Most have a keen eye for their own flaws. One contributor lists: "Worst: love of paperwork. Worst: being boring. Worst: too many teetotallers.
Worst: working too many hours. Worst: tell everyone how hard they work.
There aren't any good points."
Others are less prone to self-excoriation. Minor flaws, they say, are entirely justified. "Many teachers are control freaks," one contributor said. "But they have to be to do the job well."
Being aware of one's faults is not always an effective means of eliminating them. One teacher admits a tendency to correct grammar in all contexts: the classroom, the playground, at parties.
Another said that her worst fault was: "Repeating everything at least twice to get the point across. That is, we have to reinforce what we're saying several times. After all, unless we say things in different ways, someone might not understand."
Others are keen to point out the good qualities that the profession encourages. One contributor said: "We have a great sense of humour in a crisis."
Many provide variations on this theme. One teacher said: "Our best quality is the Dunkirk spirit.
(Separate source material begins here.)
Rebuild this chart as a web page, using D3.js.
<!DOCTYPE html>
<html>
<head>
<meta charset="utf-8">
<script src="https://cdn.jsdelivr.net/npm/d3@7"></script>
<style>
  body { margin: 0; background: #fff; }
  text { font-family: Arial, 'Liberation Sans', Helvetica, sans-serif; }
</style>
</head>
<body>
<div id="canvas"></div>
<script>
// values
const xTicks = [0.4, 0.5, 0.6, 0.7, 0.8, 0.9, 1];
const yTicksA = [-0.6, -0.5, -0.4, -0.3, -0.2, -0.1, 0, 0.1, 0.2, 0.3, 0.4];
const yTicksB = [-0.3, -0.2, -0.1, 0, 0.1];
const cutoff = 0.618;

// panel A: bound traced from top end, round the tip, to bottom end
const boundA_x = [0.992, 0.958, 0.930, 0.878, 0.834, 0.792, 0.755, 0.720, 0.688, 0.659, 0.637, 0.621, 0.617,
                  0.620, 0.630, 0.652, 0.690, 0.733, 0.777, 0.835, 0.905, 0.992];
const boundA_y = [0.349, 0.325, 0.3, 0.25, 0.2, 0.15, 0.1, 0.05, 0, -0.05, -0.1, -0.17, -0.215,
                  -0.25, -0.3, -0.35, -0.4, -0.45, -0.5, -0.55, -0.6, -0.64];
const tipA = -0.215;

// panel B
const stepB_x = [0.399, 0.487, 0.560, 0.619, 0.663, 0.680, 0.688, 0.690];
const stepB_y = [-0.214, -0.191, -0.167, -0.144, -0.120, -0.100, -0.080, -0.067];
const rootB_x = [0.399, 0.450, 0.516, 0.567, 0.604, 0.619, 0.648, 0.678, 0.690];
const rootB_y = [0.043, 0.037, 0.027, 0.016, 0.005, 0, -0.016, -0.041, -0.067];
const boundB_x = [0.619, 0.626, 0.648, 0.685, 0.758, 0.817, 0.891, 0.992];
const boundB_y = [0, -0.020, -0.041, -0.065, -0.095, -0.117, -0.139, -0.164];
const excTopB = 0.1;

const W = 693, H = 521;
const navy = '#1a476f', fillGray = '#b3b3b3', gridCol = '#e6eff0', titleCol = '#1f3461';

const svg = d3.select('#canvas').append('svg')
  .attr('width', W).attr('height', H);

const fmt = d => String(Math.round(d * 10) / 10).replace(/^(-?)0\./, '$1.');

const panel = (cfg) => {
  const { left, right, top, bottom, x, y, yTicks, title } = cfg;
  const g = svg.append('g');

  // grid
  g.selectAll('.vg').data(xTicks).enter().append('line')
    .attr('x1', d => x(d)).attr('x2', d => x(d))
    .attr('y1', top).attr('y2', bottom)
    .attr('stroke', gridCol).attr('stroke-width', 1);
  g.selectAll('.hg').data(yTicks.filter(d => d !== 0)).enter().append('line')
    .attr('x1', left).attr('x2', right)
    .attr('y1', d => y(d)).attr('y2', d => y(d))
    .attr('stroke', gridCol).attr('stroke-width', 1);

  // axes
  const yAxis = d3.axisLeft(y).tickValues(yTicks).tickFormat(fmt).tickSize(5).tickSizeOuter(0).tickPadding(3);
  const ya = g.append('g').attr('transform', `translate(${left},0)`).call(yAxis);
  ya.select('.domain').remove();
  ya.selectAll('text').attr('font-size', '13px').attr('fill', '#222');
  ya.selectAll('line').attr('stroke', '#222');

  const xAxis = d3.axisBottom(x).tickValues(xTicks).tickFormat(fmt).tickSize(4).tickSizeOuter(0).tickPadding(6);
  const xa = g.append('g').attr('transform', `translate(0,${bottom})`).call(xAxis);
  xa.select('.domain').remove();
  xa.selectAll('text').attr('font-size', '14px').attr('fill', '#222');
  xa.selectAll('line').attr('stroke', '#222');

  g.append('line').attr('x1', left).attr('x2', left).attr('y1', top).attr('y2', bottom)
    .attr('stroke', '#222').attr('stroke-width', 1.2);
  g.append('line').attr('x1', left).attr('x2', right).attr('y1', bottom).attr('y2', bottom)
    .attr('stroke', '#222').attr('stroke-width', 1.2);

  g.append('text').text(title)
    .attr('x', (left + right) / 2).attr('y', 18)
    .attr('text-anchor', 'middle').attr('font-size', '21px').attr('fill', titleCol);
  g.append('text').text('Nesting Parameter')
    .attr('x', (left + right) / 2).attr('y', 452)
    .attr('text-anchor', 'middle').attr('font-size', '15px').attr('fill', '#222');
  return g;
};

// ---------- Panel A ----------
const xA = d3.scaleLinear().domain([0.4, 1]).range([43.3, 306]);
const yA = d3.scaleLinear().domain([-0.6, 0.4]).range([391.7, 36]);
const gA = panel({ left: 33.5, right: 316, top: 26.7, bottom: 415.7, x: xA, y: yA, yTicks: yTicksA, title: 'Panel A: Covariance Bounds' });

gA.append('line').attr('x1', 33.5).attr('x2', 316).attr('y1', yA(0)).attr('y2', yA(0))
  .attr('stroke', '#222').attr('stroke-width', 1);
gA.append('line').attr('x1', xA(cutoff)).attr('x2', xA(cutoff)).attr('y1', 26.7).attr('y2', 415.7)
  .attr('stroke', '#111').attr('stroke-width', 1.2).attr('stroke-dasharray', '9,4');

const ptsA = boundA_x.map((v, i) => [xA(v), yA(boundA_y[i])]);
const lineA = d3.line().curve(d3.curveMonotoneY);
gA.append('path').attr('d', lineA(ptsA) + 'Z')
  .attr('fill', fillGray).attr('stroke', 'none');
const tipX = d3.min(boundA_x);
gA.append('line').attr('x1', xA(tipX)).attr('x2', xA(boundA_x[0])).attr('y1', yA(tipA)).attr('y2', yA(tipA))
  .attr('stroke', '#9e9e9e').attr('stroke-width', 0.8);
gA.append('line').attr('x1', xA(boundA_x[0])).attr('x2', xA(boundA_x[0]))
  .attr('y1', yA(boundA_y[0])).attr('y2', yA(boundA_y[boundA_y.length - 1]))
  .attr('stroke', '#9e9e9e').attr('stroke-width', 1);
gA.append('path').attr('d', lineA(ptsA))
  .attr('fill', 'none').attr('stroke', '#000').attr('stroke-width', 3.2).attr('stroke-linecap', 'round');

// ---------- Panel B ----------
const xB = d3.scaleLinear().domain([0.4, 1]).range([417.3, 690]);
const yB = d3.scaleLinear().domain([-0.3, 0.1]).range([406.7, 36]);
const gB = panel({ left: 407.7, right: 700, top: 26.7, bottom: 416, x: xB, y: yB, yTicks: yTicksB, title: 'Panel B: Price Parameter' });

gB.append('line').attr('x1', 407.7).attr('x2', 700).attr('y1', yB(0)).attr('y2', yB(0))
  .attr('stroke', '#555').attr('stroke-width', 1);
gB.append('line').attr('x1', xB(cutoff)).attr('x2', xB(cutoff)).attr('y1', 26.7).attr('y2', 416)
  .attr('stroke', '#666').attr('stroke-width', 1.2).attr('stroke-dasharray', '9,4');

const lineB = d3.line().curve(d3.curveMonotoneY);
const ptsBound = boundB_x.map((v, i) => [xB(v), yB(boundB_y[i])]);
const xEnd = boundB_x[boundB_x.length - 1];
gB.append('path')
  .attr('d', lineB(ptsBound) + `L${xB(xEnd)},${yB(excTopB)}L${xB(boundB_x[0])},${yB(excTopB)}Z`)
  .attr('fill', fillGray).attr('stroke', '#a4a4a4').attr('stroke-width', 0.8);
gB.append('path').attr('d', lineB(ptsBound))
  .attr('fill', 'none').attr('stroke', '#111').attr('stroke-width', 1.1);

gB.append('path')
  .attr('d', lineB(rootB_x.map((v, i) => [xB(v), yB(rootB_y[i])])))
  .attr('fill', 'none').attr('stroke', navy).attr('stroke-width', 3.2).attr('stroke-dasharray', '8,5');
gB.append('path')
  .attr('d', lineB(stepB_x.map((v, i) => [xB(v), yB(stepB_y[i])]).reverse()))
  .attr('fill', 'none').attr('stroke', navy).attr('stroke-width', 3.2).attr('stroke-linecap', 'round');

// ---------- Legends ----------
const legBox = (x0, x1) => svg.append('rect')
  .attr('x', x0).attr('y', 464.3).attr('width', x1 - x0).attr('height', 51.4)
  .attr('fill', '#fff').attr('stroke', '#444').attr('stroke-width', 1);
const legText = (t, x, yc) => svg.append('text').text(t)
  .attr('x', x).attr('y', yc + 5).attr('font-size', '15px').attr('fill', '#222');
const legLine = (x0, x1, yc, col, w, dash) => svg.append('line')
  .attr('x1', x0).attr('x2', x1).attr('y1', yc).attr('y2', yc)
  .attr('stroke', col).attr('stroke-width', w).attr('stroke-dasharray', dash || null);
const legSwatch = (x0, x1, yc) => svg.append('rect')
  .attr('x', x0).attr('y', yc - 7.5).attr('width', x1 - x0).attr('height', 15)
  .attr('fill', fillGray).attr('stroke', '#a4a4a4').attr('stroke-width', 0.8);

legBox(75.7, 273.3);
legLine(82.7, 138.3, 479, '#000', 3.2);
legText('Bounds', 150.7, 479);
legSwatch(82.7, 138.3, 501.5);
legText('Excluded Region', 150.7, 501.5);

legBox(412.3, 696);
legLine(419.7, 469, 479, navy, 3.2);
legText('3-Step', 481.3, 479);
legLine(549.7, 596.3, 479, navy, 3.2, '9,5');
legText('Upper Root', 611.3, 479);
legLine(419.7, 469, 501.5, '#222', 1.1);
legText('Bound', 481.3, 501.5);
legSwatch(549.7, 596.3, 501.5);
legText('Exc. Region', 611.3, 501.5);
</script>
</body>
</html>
We plough on regardless."
Another described this same quality as "being able, every September, to dredge up some residue of energy left over from a lifetime of rolling the boulder uphill".
This ability to see the bright side is evident even when they consider their own flaws. One contributor bemoaned teachers' tendency to accumulate facts, turning all family outings into lessons. But, she added: "We're great in quizzes."
In many cases, strengths and weaknesses are interlinked. One teacher sums up her best quality: "Total dedication to the kids we teach, and the belief that we can make a difference." And then her worst: "Total dedication to the kids we teach, and the belief that we can make a difference."